試験結果は辛勝という感じでしたがA-10の勝ちとなり(そもそも試験の要求仕様がA-7に有利だったらしいが)、ようやく1975年から量産がスタートすることになるのです。ちなみにレーダーを積み、複座にしてそのオペレーターも搭乗するようにした夜間攻撃機型や、単に複座にしただけの練習機型も計画されたようですが、どちらも予算がつかずに中止となっています。
このため、A-10は最後までA型しか存在しないという機体になってしまいました。冷遇されてますね…(ただし耐用年数延長の改造を受けた機体をC型と呼ぶ場合もあり)。
そんな感じで配備が進んだA-10ですが、配備当初は極めて評判が悪く、特にその速度の遅さが戦闘機乗りに嫌われたようです。ただしA-10はエネルギー機動性理論の影響を受けた機体だけあって見かけの割には運動性は良く、航空ショーなどでは高い機動性を見せて観客を驚かせてます。
ちなみに高速性が求めれらず、空力的な洗練がそれほどでもないA-10ですが、この機体の開発にもNASAは参加しており、風洞テストを中心に、いくつかの協力をしています。

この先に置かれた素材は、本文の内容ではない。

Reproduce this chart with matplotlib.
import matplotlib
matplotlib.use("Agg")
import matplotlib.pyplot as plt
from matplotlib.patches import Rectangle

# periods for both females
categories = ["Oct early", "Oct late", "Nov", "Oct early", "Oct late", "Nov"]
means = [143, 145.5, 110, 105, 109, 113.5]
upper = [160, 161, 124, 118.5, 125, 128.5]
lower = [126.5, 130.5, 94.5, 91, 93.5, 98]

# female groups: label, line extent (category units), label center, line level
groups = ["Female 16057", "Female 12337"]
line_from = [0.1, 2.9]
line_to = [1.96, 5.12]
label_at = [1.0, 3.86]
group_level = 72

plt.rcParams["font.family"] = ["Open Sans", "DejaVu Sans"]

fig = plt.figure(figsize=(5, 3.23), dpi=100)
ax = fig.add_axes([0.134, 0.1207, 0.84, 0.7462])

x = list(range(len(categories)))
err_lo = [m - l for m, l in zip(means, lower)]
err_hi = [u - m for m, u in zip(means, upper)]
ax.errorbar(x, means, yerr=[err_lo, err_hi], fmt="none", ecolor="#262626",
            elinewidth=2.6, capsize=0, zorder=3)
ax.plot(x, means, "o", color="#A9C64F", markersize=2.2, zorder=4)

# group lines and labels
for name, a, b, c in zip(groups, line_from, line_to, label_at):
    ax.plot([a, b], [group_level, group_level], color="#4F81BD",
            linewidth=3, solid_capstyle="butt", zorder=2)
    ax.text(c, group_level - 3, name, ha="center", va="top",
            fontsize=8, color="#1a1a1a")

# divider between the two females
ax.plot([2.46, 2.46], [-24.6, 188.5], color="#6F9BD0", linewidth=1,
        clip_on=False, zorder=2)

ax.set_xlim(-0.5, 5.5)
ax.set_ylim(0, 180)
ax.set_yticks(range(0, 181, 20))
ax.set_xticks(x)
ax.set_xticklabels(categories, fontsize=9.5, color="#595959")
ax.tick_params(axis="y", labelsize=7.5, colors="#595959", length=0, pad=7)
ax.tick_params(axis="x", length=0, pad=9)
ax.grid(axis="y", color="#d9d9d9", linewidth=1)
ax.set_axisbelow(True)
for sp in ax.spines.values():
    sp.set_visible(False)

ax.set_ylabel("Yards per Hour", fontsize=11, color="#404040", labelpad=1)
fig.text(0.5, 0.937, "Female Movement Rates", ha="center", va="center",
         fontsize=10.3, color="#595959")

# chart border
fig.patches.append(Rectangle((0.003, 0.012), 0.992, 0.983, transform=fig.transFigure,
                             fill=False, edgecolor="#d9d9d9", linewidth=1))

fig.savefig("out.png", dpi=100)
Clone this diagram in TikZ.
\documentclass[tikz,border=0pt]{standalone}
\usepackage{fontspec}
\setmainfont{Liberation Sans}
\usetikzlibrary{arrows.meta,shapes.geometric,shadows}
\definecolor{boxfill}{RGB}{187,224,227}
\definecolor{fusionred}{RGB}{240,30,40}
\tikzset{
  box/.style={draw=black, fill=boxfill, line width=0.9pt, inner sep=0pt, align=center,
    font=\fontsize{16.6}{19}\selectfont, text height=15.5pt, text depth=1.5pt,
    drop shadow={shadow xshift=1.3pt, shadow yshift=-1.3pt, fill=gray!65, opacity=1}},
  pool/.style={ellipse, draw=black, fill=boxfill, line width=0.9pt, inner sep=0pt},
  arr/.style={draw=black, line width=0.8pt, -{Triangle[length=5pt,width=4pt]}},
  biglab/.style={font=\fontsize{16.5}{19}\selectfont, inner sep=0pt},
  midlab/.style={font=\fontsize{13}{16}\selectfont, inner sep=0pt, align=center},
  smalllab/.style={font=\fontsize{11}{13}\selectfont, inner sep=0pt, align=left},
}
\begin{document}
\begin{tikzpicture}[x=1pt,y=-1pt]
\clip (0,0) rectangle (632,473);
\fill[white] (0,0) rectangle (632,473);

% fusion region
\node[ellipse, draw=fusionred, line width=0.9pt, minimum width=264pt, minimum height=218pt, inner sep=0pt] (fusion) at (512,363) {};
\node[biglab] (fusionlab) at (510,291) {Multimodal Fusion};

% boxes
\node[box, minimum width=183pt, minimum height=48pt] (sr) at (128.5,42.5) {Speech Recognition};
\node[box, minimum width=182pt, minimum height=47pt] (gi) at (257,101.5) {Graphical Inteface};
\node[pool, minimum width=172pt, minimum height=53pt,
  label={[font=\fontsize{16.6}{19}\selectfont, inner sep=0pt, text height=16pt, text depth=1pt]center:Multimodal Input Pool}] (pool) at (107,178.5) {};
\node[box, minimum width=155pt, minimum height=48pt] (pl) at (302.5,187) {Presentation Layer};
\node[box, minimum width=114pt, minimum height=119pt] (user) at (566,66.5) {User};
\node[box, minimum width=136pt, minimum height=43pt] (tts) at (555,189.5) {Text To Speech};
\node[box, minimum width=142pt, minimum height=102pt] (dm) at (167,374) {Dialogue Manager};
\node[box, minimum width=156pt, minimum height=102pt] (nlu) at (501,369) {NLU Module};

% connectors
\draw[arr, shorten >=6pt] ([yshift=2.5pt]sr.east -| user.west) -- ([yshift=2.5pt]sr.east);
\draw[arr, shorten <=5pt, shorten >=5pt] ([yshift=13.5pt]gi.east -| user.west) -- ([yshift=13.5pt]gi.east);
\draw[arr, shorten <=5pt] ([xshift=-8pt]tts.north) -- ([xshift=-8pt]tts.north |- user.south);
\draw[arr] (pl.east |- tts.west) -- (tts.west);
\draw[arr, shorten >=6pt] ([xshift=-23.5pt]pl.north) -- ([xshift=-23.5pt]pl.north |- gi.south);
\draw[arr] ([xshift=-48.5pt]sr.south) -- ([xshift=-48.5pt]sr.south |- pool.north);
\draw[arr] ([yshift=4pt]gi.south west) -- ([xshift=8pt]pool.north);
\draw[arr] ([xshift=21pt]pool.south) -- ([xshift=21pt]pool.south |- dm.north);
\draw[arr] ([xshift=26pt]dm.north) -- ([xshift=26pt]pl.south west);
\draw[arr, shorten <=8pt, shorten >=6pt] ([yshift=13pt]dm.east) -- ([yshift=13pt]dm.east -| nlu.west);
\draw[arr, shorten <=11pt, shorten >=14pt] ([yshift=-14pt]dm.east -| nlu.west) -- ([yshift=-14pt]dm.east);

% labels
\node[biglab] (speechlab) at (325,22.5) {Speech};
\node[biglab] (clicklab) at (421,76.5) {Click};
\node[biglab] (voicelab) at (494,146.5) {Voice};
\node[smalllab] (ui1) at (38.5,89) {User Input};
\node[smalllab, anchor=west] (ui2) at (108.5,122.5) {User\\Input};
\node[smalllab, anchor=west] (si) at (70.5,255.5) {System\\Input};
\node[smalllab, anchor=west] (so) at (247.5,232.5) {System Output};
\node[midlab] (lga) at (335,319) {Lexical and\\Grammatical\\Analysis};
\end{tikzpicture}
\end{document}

基本的に、軍とNASAは切ってもきれない関係にある、と思っておいていいでしょう。
とりあえず配備後もしばらくは日陰者扱いで、“A-10ではバードストライクに注意しろ、特に後ろから追突に”とかメチャクチャなことを言われていたようですが、配備から16年かかって訪れた本格的な実戦参加、1991年の湾岸戦争によって評価が一変するのは既に見た通りです。
戦争期間中8000回を超える出撃を行い、もっとも危険な対空砲を持った地上部隊までも相手にしながら撃墜されたのはわずかに4機となっています(ちなみに損失は全て地対空ミサイルらしい)。
F-16やF/A-18が積んできた爆弾を落としたら、速攻で帰ってしまうのに対し十分な滞空時間を生かして、30mmガトリング砲の弾が切れるまで低速で地上の敵を掃討し続けるA-10は地上部隊から熱狂的に支持され、さらに先にも見たようにイラク軍捕虜の尋問から、もっとも精神的な恐怖感を与えていた事が判明します。
ここまで事実が重なると、誰ももうこの機体の存在を否定できませんから当時予定されていたF-16による近接支援(CAS)任務計画はキャンセルとなり、以後、21世紀に入るまで、この機体は使い続けられる事になるのです。
間違いなく、これはスプレイが考えた基本コンセプトの勝利でした。キチンとしたビジョンを持った責任者にまかせるだけで、軍用機というのは優れたものになる、という一つの例でしょう。
という感じで、今回はここまで。